The next day, Sen. John McCain boldly suspended his presidential campaign to return to Washington, D.C., and join other lawmakers in trying to sort out the problem. It is a scary prospect that a Congress with record-low approval ratings will be involved in deciding any fix, but McCain and others are at least expressing a serious determination to tackle the problem.

In his announcement, McCain made clear that the current proposal from the Bush administration - a $700 billion government cleanup of bad debt - is not the best solution. It is a bailout of such a grand scale that it has already attracted considerable public opposition. By one account, the cost amounts to $10,000 for every American household. Taxpayers have every right to be concerned and skeptical of such a huge burden that does not even come with a guarantee of success.
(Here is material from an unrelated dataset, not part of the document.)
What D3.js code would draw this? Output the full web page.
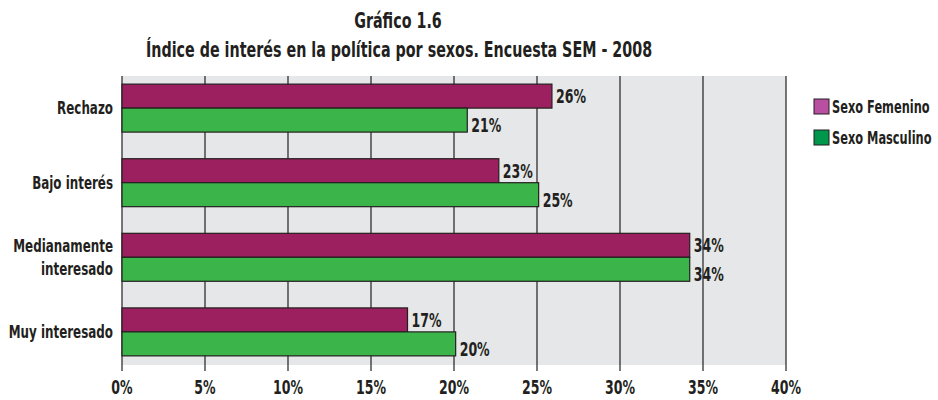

"It has become clear that no consensus has developed to support the administration's proposal. I do not believe that the plan on the table will pass as it currently stands, and we are running out of time," McCain said with urgency. "We must meet as Americans, not as Democrats or Republicans, and we must meet until this crisis is resolved."

McCain's opponent, Barack Obama, rejected McCain's request to postpone Friday's debate on foreign policy, saying "it's more important than ever" to hear from the candidates.

He may be right, but we can only hope that McCain and other politicians actually rise above politics to find the wisest solution, one that will spare costs to the broader economy and taxpayers as much as possible.